═══ Data lines ═══

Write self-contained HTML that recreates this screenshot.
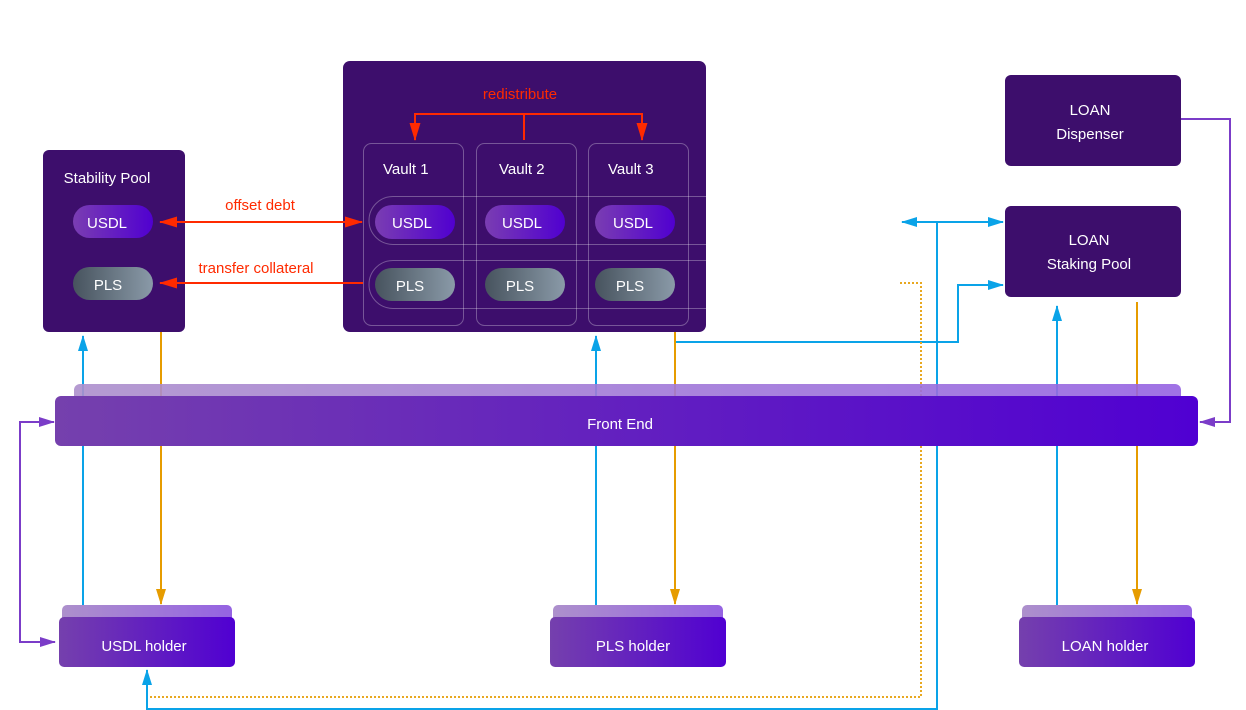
<!DOCTYPE html>
<html><head><meta charset="utf-8"><style>
html,body{margin:0;padding:0;background:#fff;width:1246px;height:710px;overflow:hidden}
text{font-family:"Liberation Sans",sans-serif}
</style></head><body>
<svg width="1246" height="710" viewBox="0 0 1246 710" xmlns="http://www.w3.org/2000/svg">
<defs>
<linearGradient id="gu" x1="0" x2="1"><stop offset="0" stop-color="#7a3db2"/><stop offset="1" stop-color="#5000d0"/></linearGradient>
<linearGradient id="gp" x1="0" x2="1"><stop offset="0" stop-color="#47535e"/><stop offset="1" stop-color="#8a9aa8"/></linearGradient>
<linearGradient id="gf" x1="0" x2="1"><stop offset="0" stop-color="#7540ad"/><stop offset="1" stop-color="#5000d2"/></linearGradient>
<linearGradient id="gb" x1="0" x2="1"><stop offset="0" stop-color="#ad90cc"/><stop offset="1" stop-color="#9563e2"/></linearGradient>
<marker id="ab" markerWidth="16" markerHeight="12" refX="15" refY="6" orient="auto" markerUnits="userSpaceOnUse"><path d="M0,1 L16,6 L0,11 Z" fill="#0aa3e8"/></marker>
<marker id="ao" markerWidth="16" markerHeight="12" refX="15" refY="6" orient="auto" markerUnits="userSpaceOnUse"><path d="M0,1 L16,6 L0,11 Z" fill="#e69c00"/></marker>
<marker id="ap" markerWidth="16" markerHeight="12" refX="15" refY="6" orient="auto" markerUnits="userSpaceOnUse"><path d="M0,1 L16,6 L0,11 Z" fill="#7b3cc8"/></marker>
<marker id="ar" markerWidth="18" markerHeight="12" refX="17" refY="6" orient="auto" markerUnits="userSpaceOnUse"><path d="M0,0.5 L18,6 L0,11.5 Z" fill="#ff2a00"/></marker>
<marker id="ars" markerWidth="18" markerHeight="12" refX="1" refY="6" orient="auto" markerUnits="userSpaceOnUse"><path d="M18,0.5 L0,6 L18,11.5 Z" fill="#ff2a00"/></marker>
<marker id="abs" markerWidth="16" markerHeight="12" refX="1" refY="6" orient="auto" markerUnits="userSpaceOnUse"><path d="M16,1 L0,6 L16,11 Z" fill="#0aa3e8"/></marker>
<marker id="aps" markerWidth="16" markerHeight="12" refX="1" refY="6" orient="auto" markerUnits="userSpaceOnUse"><path d="M16,1 L0,6 L16,11 Z" fill="#7b3cc8"/></marker>
</defs>

<g fill="none" stroke-width="2">
<path d="M83,605 V336" stroke="#0aa3e8" marker-end="url(#ab)"/>
<path d="M161,332 V604" stroke="#e69c00" marker-end="url(#ao)"/>
<path d="M55,642 H20 V422 H54" stroke="#7b3cc8" marker-start="url(#aps)" marker-end="url(#ap)"/>
<path d="M596,605 V336" stroke="#0aa3e8" marker-end="url(#ab)"/>
<path d="M675,332 V604" stroke="#e69c00" marker-end="url(#ao)"/>
<path d="M676,342 H958 V285 H1003" stroke="#0aa3e8" marker-end="url(#ab)"/>
<path d="M902,222 H1003" stroke="#0aa3e8" marker-start="url(#abs)" marker-end="url(#ab)"/>
<path d="M937,222 V709 H147 V670" stroke="#0aa3e8" marker-end="url(#ab)"/>
<path d="M900,283 H921 V697 H148" stroke="#e8a820" stroke-dasharray="2,2"/>
<path d="M1057,605 V306" stroke="#0aa3e8" marker-end="url(#ab)"/>
<path d="M1137,302 V604" stroke="#e69c00" marker-end="url(#ao)"/>
<path d="M1181,119 H1230 V422 H1200" stroke="#7b3cc8" marker-end="url(#ap)"/>
</g>

<rect x="74" y="384" width="1107" height="22" rx="6" fill="url(#gb)" opacity="0.9"/>
<rect x="55" y="396" width="1143" height="50" rx="6" fill="url(#gf)"/>
<text x="620" y="429" font-size="15" fill="#fff" text-anchor="middle">Front End</text>

<rect x="43" y="150" width="142" height="182" rx="6" fill="#3d0e6c"/>
<text x="107" y="183" font-size="15" fill="#fff" text-anchor="middle">Stability Pool</text>
<rect x="73" y="205" width="80" height="33" rx="16.5" fill="url(#gu)"/>
<text x="107" y="228" font-size="15" fill="#fff" text-anchor="middle">USDL</text>
<rect x="73" y="267" width="80" height="33" rx="16.5" fill="url(#gp)"/>
<text x="108" y="290" font-size="15" fill="#fff" text-anchor="middle">PLS</text>

<rect x="343" y="61" width="363" height="271" rx="7" fill="#3d0e6c"/>
<text x="520" y="99" font-size="15" fill="#ff2a00" text-anchor="middle">redistribute</text>
<g fill="none" stroke="#ff2a00" stroke-width="2">
<path d="M524,140 V114"/>
<path d="M415,114 H642"/>
<path d="M415,113 V140" marker-end="url(#ar)"/>
<path d="M642,113 V140" marker-end="url(#ar)"/>
</g>
<g fill="none" stroke="rgba(255,255,255,0.3)" stroke-width="1">
<rect x="363.5" y="143.5" width="100" height="182" rx="8"/>
<rect x="476.5" y="143.5" width="100" height="182" rx="8"/>
<rect x="588.5" y="143.5" width="100" height="182" rx="8"/>
<path d="M706,196.5 H393 A24,24 0 0 0 393,244.5 H706"/>
<path d="M706,260.5 H393 A24,24 0 0 0 393,308.5 H706"/>
</g>
<g font-size="15" fill="#fff">
<text x="383" y="174">Vault 1</text>
<text x="499" y="174">Vault 2</text>
<text x="608" y="174">Vault 3</text>
</g>
<rect x="375" y="205" width="80" height="34" rx="17" fill="url(#gu)"/>
<rect x="485" y="205" width="80" height="34" rx="17" fill="url(#gu)"/>
<rect x="595" y="205" width="80" height="34" rx="17" fill="url(#gu)"/>
<rect x="375" y="268" width="80" height="33" rx="16.5" fill="url(#gp)"/>
<rect x="485" y="268" width="80" height="33" rx="16.5" fill="url(#gp)"/>
<rect x="595" y="268" width="80" height="33" rx="16.5" fill="url(#gp)"/>
<g font-size="15" fill="#fff" text-anchor="middle">
<text x="412" y="228">USDL</text><text x="522" y="228">USDL</text><text x="633" y="228">USDL</text>
<text x="410" y="291">PLS</text><text x="520" y="291">PLS</text><text x="630" y="291">PLS</text>
</g>

<path d="M160,222 H362" stroke="#ff2a00" stroke-width="2" fill="none" marker-start="url(#ars)" marker-end="url(#ar)"/>
<path d="M363,283 H160" stroke="#ff2a00" stroke-width="2" fill="none" marker-end="url(#ar)"/>
<text x="260" y="210" font-size="15" fill="#ff2a00" text-anchor="middle">offset debt</text>
<text x="256" y="273" font-size="15" fill="#ff2a00" text-anchor="middle">transfer collateral</text>

<rect x="1005" y="75" width="176" height="91" rx="6" fill="#3d0e6c"/>
<text x="1090" y="115" font-size="15" fill="#fff" text-anchor="middle">LOAN</text>
<text x="1090" y="139" font-size="15" fill="#fff" text-anchor="middle">Dispenser</text>
<rect x="1005" y="206" width="176" height="91" rx="6" fill="#3d0e6c"/>
<text x="1089" y="245" font-size="15" fill="#fff" text-anchor="middle">LOAN</text>
<text x="1089" y="269" font-size="15" fill="#fff" text-anchor="middle">Staking Pool</text>

<rect x="62" y="605" width="170" height="22" rx="5" fill="url(#gb)"/>
<rect x="59" y="617" width="176" height="50" rx="5" fill="url(#gf)"/>
<text x="144" y="651" font-size="15" fill="#fff" text-anchor="middle">USDL holder</text>
<rect x="553" y="605" width="170" height="22" rx="5" fill="url(#gb)"/>
<rect x="550" y="617" width="176" height="50" rx="5" fill="url(#gf)"/>
<text x="633" y="651" font-size="15" fill="#fff" text-anchor="middle">PLS holder</text>
<rect x="1022" y="605" width="170" height="22" rx="5" fill="url(#gb)"/>
<rect x="1019" y="617" width="176" height="50" rx="5" fill="url(#gf)"/>
<text x="1105" y="651" font-size="15" fill="#fff" text-anchor="middle">LOAN holder</text>
</svg>
</body></html>
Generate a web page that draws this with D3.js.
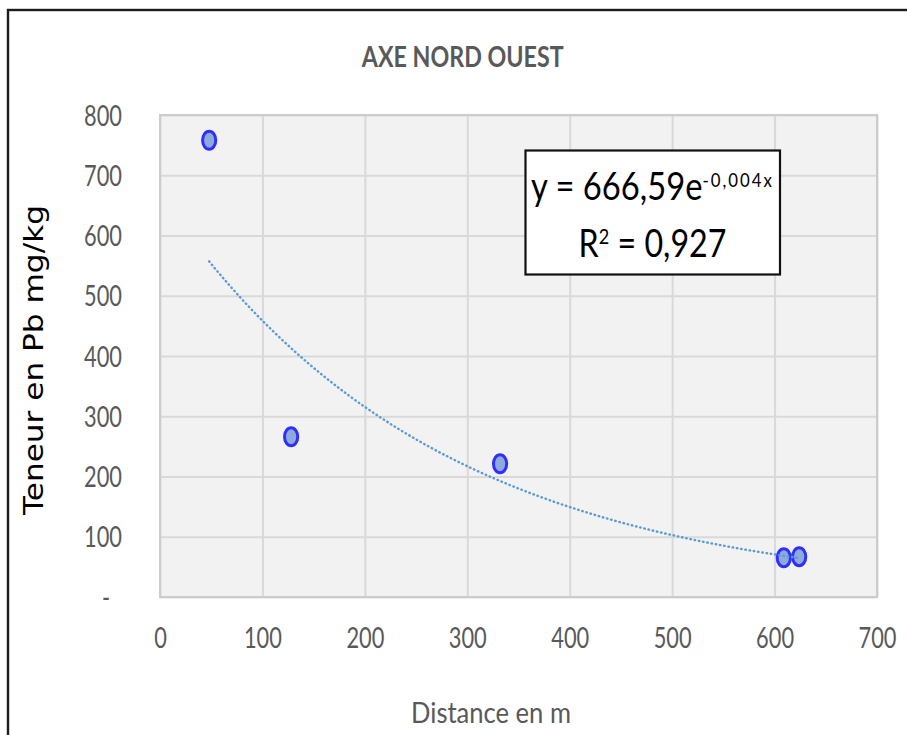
<!DOCTYPE html>
<html>
<head>
<meta charset="utf-8">
<script src="https://cdn.jsdelivr.net/npm/d3@7"></script>
<style>
  html, body { margin: 0; padding: 0; background: #fff; overflow: hidden; }
  svg { display: block; }
</style>
</head>
<body>
<svg id="chart" width="907" height="735"></svg>
<script>
// Lead content (mg/kg) measured along the north-west axis
const distances   = [48, 128, 332, 609, 624];
const leadContent = [758, 266, 221, 65, 67];

const xTickValues = [0, 100, 200, 300, 400, 500, 600, 700];
const yTickValues = [0, 100, 200, 300, 400, 500, 600, 700, 800];
const yTickLabels = ["-", "100", "200", "300", "400", "500", "600", "700", "800"];

// Exponential trend y = a * e^(b x)
const trendCoef = 666.59;
const trendRate = -0.00374;
const trendR2   = 0.927;

const chartTitle = "AXE NORD OUEST";
const xTitle = "Distance en m";
const yTitle = "Teneur en Pb mg/kg";

const W = 907, H = 735;
const plot = { left: 160, top: 115, right: 877, bottom: 597 };
const FONT = "Lato, 'Open Sans', 'Liberation Sans', sans-serif";
const GREY_TEXT = "#595959";

const svg = d3.select("#chart");

const x = d3.scaleLinear().domain([0, 700]).range([plot.left, plot.right]);
const y = d3.scaleLinear().domain([0, 800]).range([plot.bottom, plot.top]);

// decimal comma formatting
const fr = (v, n) => v.toFixed(n).replace(".", ",");

// horizontal factor that brings a text's advance to a given width
function fitWidth(sel, width) {
  const len = sel.node().getComputedTextLength();
  return width / len;
}

// chart frame
svg.append("rect")
  .attr("x", 8).attr("y", 10)
  .attr("width", W + 40).attr("height", H + 40)
  .attr("fill", "#fff")
  .attr("stroke", "#1c1c1c")
  .attr("stroke-width", 2.4);

// plot area background
svg.append("rect")
  .attr("x", plot.left).attr("y", plot.top)
  .attr("width", plot.right - plot.left)
  .attr("height", plot.bottom - plot.top)
  .attr("fill", "#f2f2f2");

// gridlines
const gx = svg.append("g")
  .attr("transform", `translate(0,${plot.bottom})`)
  .call(d3.axisBottom(x).tickValues(xTickValues)
    .tickSize(-(plot.bottom - plot.top)).tickFormat(""));
gx.select(".domain").remove();
gx.selectAll("line").attr("stroke", "#d9d9d9").attr("stroke-width", 2);

const gy = svg.append("g")
  .attr("transform", `translate(${plot.left},0)`)
  .call(d3.axisLeft(y).tickValues(yTickValues)
    .tickSize(-(plot.right - plot.left)).tickFormat(""));
gy.select(".domain").remove();
gy.selectAll("line").attr("stroke", "#d9d9d9").attr("stroke-width", 2);

// plot area border
svg.append("rect")
  .attr("x", plot.left).attr("y", plot.top)
  .attr("width", plot.right - plot.left)
  .attr("height", plot.bottom - plot.top)
  .attr("fill", "none")
  .attr("stroke", "#cccccc")
  .attr("stroke-width", 2);

// tick labels
const xAxis = svg.append("g")
  .attr("transform", `translate(0,${plot.bottom})`)
  .call(d3.axisBottom(x).tickValues(xTickValues).tickSize(0).tickFormat(d3.format("d")));
xAxis.select(".domain").remove();

const yAxis = svg.append("g")
  .attr("transform", `translate(${plot.left},0)`)
  .call(d3.axisLeft(y).tickValues(yTickValues).tickSize(0)
    .tickFormat((d, i) => yTickLabels[i]));
yAxis.select(".domain").remove();

[xAxis, yAxis].forEach(g => g.selectAll("text")
  .attr("x", null).attr("y", null).attr("dy", null)
  .attr("font-family", FONT)
  .attr("font-size", 28)
  .attr("fill", GREY_TEXT));

const probe = yAxis.selectAll("text").filter(d => d === 800);
const tickSx = fitWidth(probe, 38);

xAxis.selectAll("text")
  .attr("text-anchor", "middle")
  .attr("transform", `translate(0,51) scale(${tickSx},1)`);

yAxis.selectAll("text")
  .attr("text-anchor", "end")
  .attr("transform", d => `translate(${d === 0 ? -50 : -38},10) scale(${tickSx},1)`);

// markers
svg.append("g")
  .selectAll("ellipse")
  .data(distances.map((d, i) => [d, leadContent[i]]))
  .join("ellipse")
  .attr("cx", d => x(d[0]))
  .attr("cy", d => y(d[1]))
  .attr("rx", 6.6)
  .attr("ry", 9)
  .attr("fill", "#8eaadb")
  .attr("stroke", "#2f2fff")
  .attr("stroke-width", 3);

// exponential trendline over the measured range
const xs = d3.range(d3.min(distances), d3.max(distances) + 0.1, 2);
const trend = d3.line()
  .x(d => x(d))
  .y(d => y(trendCoef * Math.exp(trendRate * d)));
svg.append("path")
  .datum(xs)
  .attr("d", trend)
  .attr("fill", "none")
  .attr("stroke", "#5b9bd5")
  .attr("stroke-width", 2.4)
  .attr("stroke-linecap", "round")
  .attr("stroke-dasharray", "0.5 3.8");

// equation label
svg.append("rect")
  .attr("x", 525.5).attr("y", 150.5)
  .attr("width", 254.5).attr("height", 124)
  .attr("fill", "#fff")
  .attr("stroke", "#111")
  .attr("stroke-width", 2.2);

const eq1 = svg.append("text")
  .attr("font-family", FONT)
  .attr("font-size", 39)
  .attr("fill", "#000")
  .attr("text-anchor", "middle");
eq1.append("tspan").text(`y = ${fr(trendCoef, 2)}e`);
eq1.append("tspan")
  .attr("font-size", 20)
  .attr("letter-spacing", 2.4)
  .attr("dy", -13)
  .text(`${fr(trendRate, 3)}x`);
eq1.attr("transform", `translate(652.5,200) scale(${fitWidth(eq1, 243)},1)`);

const eq2 = svg.append("text")
  .attr("font-family", FONT)
  .attr("font-size", 39)
  .attr("fill", "#000")
  .attr("text-anchor", "middle");
eq2.append("tspan").text("R");
eq2.append("tspan").attr("font-size", 22).attr("dy", -13).text("2");
eq2.append("tspan").attr("dy", 13).text(` = ${fr(trendR2, 3)}`);
eq2.attr("transform", `translate(652.5,257) scale(${fitWidth(eq2, 148)},1)`);

// titles
const title = svg.append("text")
  .attr("font-family", FONT)
  .attr("font-weight", "bold")
  .attr("font-size", 28)
  .attr("fill", GREY_TEXT)
  .attr("text-anchor", "middle")
  .text(chartTitle);
title.attr("transform", `translate(462.7,67) scale(${fitWidth(title, 202)},1)`);

const xLab = svg.append("text")
  .attr("font-family", FONT)
  .attr("font-size", 28)
  .attr("fill", GREY_TEXT)
  .attr("text-anchor", "middle")
  .text(xTitle);
xLab.attr("transform", `translate(491,723) scale(${fitWidth(xLab, 160)},1)`);

const yLab = svg.append("text")
  .attr("font-family", "'DejaVu Sans', Verdana, sans-serif")
  .attr("font-size", 27)
  .attr("fill", "#000")
  .attr("text-anchor", "middle")
  .text(yTitle);
yLab.attr("transform", `translate(43,360) rotate(-90) scale(${fitWidth(yLab, 310)},1)`);
</script>
</body>
</html>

═══

### Task brief
Using the listing above, list every line in which the string "this" occurs.

### Exercise answer
Write self-contained HTML that recreates this screenshot.
Generate a web page that draws this with D3.js.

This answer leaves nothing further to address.